Resistance Training vs. Weight Training – What’s the Difference?

Most of us are short on time and want to get the absolute best out of our workouts, in the shortest amount of time. The question of resistance training versus weight training is one that many people question when considering the benefits of lifting weights or using resistance machines like elliptical trainers, to build muscle but there are pros and cons to each and it really comes down to personal preference. Ultimately resistance training is safer on the joints and still allows you to build muscle and burn fat, while free weights allow for a wider range of movement and specificity with the amount of weight used but also have higher incidence of injury.

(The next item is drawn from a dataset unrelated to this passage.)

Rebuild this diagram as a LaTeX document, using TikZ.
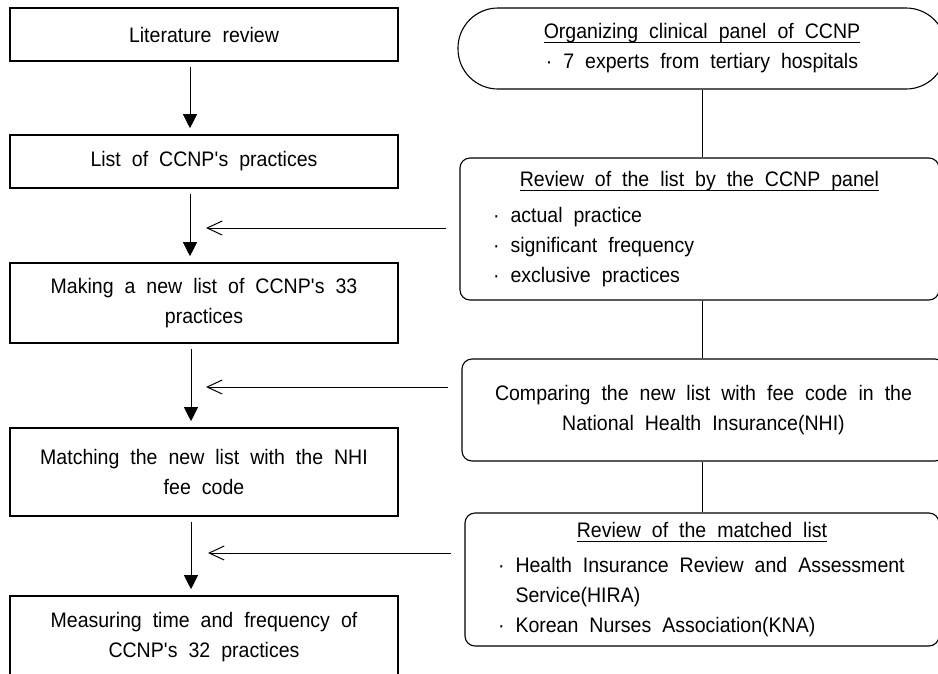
\documentclass[tikz,border=0pt]{standalone}
\usepackage{fontspec}
\usepackage{tikz}
\usetikzlibrary{arrows.meta,calc}
\setmainfont{Liberation Sans}[FakeStretch=0.93]
\newcommand{\widesp}{\spaceskip=11pt plus 2pt minus 2pt\relax}
\newcommand{\boxfont}{\fontsize{21}{30}\selectfont\widesp}
\newsavebox{\ulbox}
\newcommand{\ulined}[1]{\sbox{\ulbox}{#1}\rlap{\rule[-4pt]{\wd\ulbox}{0.9pt}}\usebox{\ulbox}}
\tikzstyle{lbox}=[rectangle,draw=black,line width=1.6pt,font=\boxfont,
  inner sep=0pt,minimum width=388pt,align=center]
\tikzstyle{rbox}=[rectangle,rounded corners=10pt,draw=black,line width=1.1pt,
  font=\boxfont,inner sep=0pt]
\tikzstyle{pill}=[rectangle,rounded corners=40pt,draw=black,line width=1.1pt,
  font=\boxfont,inner sep=0pt]
\tikzstyle{flow}=[-{Triangle[length=14pt,width=14pt]},line width=1pt,
  shorten <=5pt,shorten >=6pt]
\tikzstyle{back}=[-{Straight Barb[length=15pt,width=14pt]},line width=1pt,
  shorten <=13pt]
\tikzstyle{none}=[]

\begin{document}
\begin{tikzpicture}[x=1pt,y=-1pt]
    \useasboundingbox (0,0) rectangle (938,673);
    \clip (0,0) rectangle (938,673);
            \node [style=lbox,minimum height=53pt] (0) at (204, 34.5) {Literature review};
            \node [style=lbox,minimum height=53pt] (1) at (204, 161.5) {List of CCNP\textquotesingle s practices};
            \node [style=lbox,minimum height=80pt] (2) at (204, 303) {Making a new list of CCNP\textquotesingle s 33\\practices};
            \node [style=lbox,minimum height=88pt] (3) at (204, 472) {Matching the new list with the NHI\\fee code};
            \node [style=lbox,minimum height=82pt] (4) at (204, 637) {Measuring time and frequency of\\CCNP\textquotesingle s 32 practices};
            \node [style=pill,minimum width=488pt,minimum height=81pt,align=center] (5) at (702, 48.5)
              {\ulined{Organizing clinical panel of CCNP}\\· 7 experts from tertiary hospitals};
            \node [style=rbox,minimum width=479pt,minimum height=142pt,text width=413pt,align=left] (6) at (699.5, 229)
              {\widesp\vspace*{6pt}{\centering\ulined{Review of the list by the CCNP panel}\par}
               · actual practice\\· significant frequency\\· exclusive practices};
            \node [style=rbox,minimum width=483pt,minimum height=102pt,align=center] (7) at (703.5, 410)
              {Comparing the new list with fee code in the\\National Health Insurance(NHI)};
            \node [style=rbox,minimum width=474pt,minimum height=133pt,text width=408pt,align=left] (8) at (702, 579.5)
              {\widesp\vspace*{5pt}{\centering\ulined{Review of the matched list}\par}
               · Health Insurance Review and Assessment\\\phantom{·} Service(HIRA)\\· Korean Nurses Association(KNA)};
            \coordinate (9) at (206, 228);
            \coordinate (10) at (206, 387);
            \coordinate (11) at (208, 553);
            \draw [style=flow] ([xshift=-14pt]0.south) to ([xshift=-14pt]1.north);
            \draw [style=flow] ([xshift=-14pt]1.south) to ([xshift=-14pt]2.north);
            \draw [style=flow] ([xshift=-13pt]2.south) to ([xshift=-13pt]3.north);
            \draw [style=flow] ([xshift=-13pt]3.south) to ([xshift=-13pt]4.north);
            \draw [line width=1pt] (5.south) to (5.south |- 6.north);
            \draw [line width=1pt] (5.south |- 6.south) to (5.south |- 7.north);
            \draw [line width=1pt] (5.south |- 7.south) to (5.south |- 8.north);
            \draw [style=back] (6.west |- 9) to (9);
            \draw [style=back] (7.west |- 10) to (10);
            \draw [style=back] (8.west |- 11) to (11);
    \end{tikzpicture}
\end{document}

Pros and Cons of Free Weights

Using free weights to build muscle is a great way to do so but many people find increased incidences of injury as a result of improper form or using too little or too much weight. The problem with doing free weight training on your own is that you have more room for error, literally, if not done properly. With free weights, there is no fixed range of movement, requiring increased coordination and almost perfect form. One slip and you could easily tear or pull a muscle because there’s nothing there to stop the movement. If you use a personal trainer, they can spot you and assist in recommending proper format and suggested weight, but if you can’t afford a personal trainer, free weight training may be more dangerous than it is beneficial, depending on your fitness level. Of course any exercise, especially exercises that build muscle, are good for you and your metabolism, but there are safer options that will still get you results if you are not confident in your ability to maintain proper format.

Pros and Cons of Resistance Training

Resistance training means that you build muscle through resistance, for example using the resistance on a recumbent bicycle or doing a body weight driven routine like Pilates. Any exercise that uses your own body weight to build muscle can be considered “resistance training.” Resistance training is considered to be generally safer than free weight training because there is typically less room for injury. For example, on an elliptical trainer, you set the resistance to your preferred level but the motion is fixed. You can’t really get out of proper form because the machine is designed to keep you proper form, though of course you can compromise that form by not maintaining proper posture. Other resistance training exercises that do not use machines, like Pilates, are equally safe because you are not lifting anything but your own body parts, and you can better feel your limitations. Body weight resistance training on an elliptical is also unique in that you can set the resistance levels, unlike in Pilates where your body weight is your optimum level of resistance and you increase the difficulty by holding poses rather than increasing resistance.

The Bottom Line

Choosing between free weight training and body weight resistance training essentially comes down to a number of factors that include age, gender, fitness level and previous injuries, and each of these should be considered when choosing what’s best for you. Many people shy away from using resistance training for building muscle because of the “fixed” movement or inability to “add as much weight as you want,” but with an elliptical trainer these are problems are erased because the user can adjust the incline, stride length, and resistance, so it’s possible to increase or decrease the movement and add more weight or less weight depending on the resistance level. And other people may shy away from using free weights because it can be intimidating, especially if you are new to weight training or just recovering from an injury. However, using free weights can be beneficial and some people prefer the freedom of it, but it is recommended that to avoid injury and get the most of your workout that you either use a personal trainer or practice proper form always, building up in your weight that you lift.